TASK STATEMENT: Exact reproduction is required for the lines bounded by the one containing "Reproduce this chart with matplotlib." and the one containing "from matplotlib.ticker import FuncFormatter", both bounds included. Print them without any pictures.

DATA RECORDS:
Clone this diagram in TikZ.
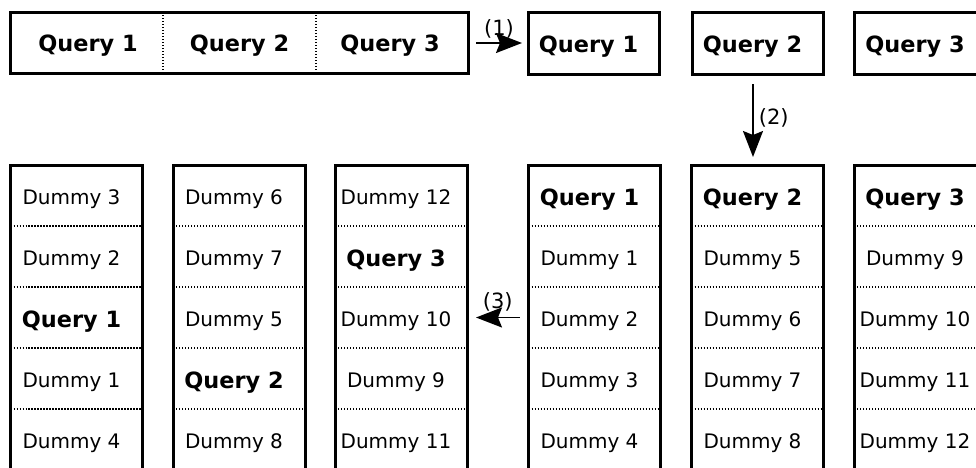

---

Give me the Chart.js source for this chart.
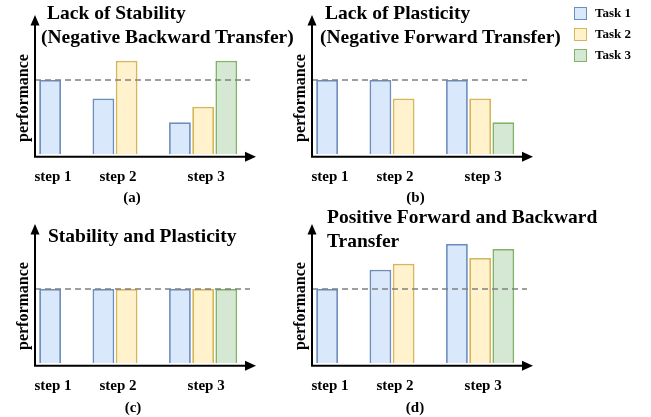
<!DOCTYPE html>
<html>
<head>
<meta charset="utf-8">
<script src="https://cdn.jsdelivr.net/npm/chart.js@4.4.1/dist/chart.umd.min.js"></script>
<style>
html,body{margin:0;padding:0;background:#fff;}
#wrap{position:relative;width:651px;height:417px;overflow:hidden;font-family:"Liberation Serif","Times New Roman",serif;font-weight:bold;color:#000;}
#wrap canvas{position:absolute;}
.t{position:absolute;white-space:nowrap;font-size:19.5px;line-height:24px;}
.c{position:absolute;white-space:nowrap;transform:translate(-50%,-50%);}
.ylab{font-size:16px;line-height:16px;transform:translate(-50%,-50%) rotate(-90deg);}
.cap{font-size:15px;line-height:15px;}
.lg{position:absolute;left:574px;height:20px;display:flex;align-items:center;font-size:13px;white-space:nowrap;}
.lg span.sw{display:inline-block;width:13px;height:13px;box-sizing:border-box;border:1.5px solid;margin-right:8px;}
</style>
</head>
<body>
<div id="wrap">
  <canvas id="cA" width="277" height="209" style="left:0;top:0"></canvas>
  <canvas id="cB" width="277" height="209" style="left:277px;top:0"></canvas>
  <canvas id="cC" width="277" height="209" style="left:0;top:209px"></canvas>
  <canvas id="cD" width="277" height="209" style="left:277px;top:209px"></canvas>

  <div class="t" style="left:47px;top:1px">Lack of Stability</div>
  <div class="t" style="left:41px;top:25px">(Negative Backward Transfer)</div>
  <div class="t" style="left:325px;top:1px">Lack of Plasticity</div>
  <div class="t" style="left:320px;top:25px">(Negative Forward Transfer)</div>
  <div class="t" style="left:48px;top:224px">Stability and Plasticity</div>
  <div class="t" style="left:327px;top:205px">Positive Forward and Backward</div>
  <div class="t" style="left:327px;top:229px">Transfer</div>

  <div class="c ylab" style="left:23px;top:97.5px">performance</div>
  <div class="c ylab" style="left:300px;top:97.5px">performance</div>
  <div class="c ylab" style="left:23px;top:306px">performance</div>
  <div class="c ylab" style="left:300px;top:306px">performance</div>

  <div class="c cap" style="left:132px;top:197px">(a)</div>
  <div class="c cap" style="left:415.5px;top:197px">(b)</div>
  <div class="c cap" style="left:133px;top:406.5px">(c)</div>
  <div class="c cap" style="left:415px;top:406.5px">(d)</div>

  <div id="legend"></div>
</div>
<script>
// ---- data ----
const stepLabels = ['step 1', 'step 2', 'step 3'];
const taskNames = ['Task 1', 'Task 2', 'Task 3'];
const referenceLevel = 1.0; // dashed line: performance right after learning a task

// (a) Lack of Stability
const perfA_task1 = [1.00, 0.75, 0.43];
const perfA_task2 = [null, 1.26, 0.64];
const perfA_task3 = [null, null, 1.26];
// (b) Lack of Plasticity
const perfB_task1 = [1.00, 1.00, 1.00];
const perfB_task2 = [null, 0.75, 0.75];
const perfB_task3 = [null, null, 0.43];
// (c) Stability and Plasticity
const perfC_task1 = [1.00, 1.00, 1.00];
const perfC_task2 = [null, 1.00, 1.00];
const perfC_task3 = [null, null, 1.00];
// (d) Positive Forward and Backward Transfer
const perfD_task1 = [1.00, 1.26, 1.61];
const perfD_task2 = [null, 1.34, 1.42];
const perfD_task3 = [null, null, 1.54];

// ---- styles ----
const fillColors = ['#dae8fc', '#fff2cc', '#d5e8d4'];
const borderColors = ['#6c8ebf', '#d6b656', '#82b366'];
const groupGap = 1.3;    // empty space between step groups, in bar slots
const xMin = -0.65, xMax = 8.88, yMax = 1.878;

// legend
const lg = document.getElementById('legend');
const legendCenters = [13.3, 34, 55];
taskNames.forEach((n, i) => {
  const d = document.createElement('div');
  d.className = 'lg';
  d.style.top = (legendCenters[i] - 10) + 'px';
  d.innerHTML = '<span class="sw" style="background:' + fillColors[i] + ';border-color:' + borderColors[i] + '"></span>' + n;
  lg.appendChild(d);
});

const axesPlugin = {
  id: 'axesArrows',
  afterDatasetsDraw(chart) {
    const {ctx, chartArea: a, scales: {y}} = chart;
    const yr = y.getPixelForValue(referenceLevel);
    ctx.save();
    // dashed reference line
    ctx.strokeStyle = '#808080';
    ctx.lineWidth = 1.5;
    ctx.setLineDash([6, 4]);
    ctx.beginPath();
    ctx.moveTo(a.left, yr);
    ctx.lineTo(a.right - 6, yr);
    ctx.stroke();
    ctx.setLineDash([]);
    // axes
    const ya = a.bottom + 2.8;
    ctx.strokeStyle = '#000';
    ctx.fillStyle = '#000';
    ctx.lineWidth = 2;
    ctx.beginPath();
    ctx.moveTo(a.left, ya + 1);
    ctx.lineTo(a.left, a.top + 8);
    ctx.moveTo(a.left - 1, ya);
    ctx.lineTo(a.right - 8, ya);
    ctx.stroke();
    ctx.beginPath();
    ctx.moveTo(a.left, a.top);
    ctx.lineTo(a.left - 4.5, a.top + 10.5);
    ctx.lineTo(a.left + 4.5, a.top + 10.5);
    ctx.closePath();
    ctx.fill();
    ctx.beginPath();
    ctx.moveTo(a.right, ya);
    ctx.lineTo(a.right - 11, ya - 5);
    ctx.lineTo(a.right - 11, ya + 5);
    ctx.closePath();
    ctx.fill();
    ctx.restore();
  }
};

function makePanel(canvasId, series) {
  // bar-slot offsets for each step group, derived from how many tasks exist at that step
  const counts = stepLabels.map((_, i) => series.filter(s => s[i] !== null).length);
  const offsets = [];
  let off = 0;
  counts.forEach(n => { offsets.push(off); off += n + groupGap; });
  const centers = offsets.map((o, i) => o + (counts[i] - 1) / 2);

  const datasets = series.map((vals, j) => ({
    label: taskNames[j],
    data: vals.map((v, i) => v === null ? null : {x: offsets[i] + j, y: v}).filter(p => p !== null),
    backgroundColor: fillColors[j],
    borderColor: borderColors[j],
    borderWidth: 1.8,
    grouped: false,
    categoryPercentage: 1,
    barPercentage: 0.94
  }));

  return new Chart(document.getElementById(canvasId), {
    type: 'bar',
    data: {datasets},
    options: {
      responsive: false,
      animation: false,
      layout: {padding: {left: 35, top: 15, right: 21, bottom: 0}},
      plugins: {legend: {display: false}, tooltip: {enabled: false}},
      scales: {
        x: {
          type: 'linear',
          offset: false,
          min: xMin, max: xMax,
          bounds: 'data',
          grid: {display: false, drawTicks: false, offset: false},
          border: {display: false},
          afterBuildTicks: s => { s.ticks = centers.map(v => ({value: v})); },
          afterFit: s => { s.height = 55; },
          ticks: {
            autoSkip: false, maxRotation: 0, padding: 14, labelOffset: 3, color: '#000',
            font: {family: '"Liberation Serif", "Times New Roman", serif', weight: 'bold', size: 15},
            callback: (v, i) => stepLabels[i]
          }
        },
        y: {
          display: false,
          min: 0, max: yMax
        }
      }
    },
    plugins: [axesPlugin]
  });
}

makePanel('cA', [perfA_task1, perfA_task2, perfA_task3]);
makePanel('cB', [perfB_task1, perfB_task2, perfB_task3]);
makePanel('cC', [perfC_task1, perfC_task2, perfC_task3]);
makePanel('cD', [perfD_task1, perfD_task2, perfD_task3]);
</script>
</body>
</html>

...

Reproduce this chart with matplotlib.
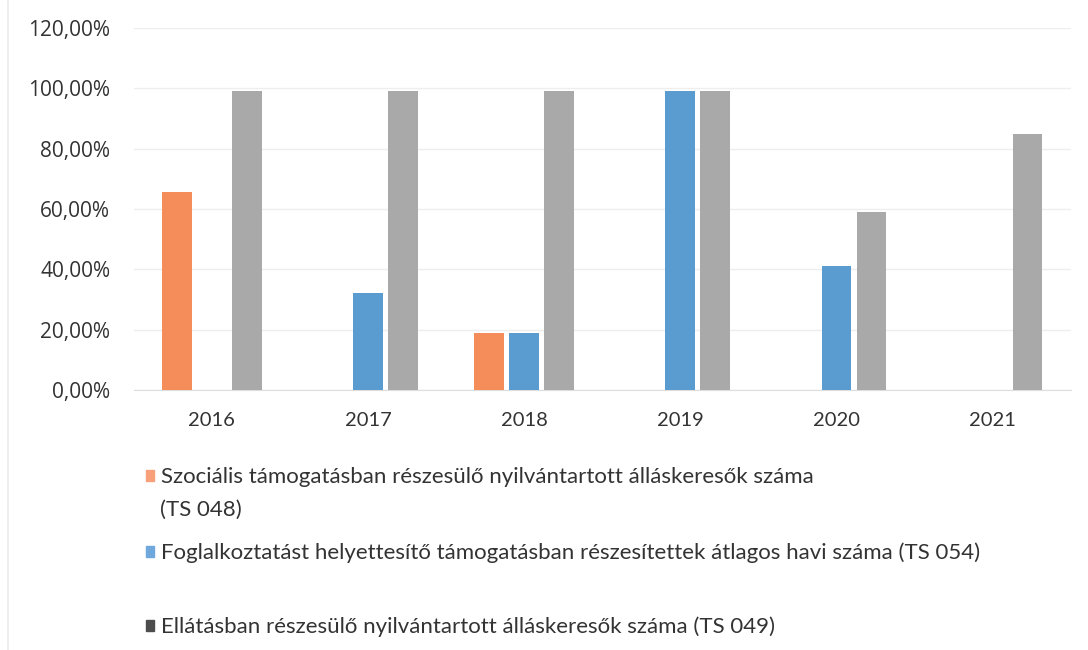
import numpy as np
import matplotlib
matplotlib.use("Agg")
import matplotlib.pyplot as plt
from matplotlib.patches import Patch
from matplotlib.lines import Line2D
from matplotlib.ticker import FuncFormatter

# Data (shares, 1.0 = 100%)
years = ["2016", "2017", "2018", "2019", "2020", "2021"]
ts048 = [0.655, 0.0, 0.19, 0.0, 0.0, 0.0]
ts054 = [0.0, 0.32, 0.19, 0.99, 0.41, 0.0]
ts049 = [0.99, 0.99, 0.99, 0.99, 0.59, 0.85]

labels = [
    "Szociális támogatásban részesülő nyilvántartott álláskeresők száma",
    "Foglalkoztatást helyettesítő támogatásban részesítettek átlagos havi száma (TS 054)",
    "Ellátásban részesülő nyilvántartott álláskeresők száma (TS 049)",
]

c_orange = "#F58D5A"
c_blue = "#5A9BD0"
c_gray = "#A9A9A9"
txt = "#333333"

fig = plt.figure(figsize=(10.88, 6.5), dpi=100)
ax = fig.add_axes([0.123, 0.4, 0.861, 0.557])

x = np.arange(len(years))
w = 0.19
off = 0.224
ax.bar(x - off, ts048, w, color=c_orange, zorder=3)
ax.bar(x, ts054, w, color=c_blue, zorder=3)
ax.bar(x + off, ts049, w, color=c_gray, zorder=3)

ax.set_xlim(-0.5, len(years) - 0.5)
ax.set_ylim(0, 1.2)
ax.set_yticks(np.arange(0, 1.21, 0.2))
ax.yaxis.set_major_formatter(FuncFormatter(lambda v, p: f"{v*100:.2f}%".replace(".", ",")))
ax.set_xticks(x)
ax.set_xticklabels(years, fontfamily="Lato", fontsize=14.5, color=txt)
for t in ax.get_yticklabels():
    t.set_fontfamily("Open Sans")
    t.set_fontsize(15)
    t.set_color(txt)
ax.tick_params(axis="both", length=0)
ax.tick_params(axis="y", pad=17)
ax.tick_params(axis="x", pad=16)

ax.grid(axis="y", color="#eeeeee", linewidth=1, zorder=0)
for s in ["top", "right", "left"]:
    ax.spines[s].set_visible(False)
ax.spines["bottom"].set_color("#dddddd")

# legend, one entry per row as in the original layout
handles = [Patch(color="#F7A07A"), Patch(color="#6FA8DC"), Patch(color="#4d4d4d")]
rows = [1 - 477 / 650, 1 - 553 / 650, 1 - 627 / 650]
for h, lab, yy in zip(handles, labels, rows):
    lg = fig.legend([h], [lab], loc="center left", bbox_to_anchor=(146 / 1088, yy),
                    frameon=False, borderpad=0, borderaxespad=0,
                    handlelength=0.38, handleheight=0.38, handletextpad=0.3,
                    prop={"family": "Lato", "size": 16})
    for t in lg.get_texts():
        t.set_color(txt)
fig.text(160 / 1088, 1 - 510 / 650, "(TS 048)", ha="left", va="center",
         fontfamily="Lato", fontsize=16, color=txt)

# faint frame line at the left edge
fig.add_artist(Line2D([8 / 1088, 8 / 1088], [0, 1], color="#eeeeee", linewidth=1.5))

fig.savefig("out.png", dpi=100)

SOLUTION TO THE PROBLEM:
Reproduce this chart with matplotlib.
import numpy as np
import matplotlib
matplotlib.use("Agg")
import matplotlib.pyplot as plt
from matplotlib.patches import Patch
from matplotlib.lines import Line2D
from matplotlib.ticker import FuncFormatter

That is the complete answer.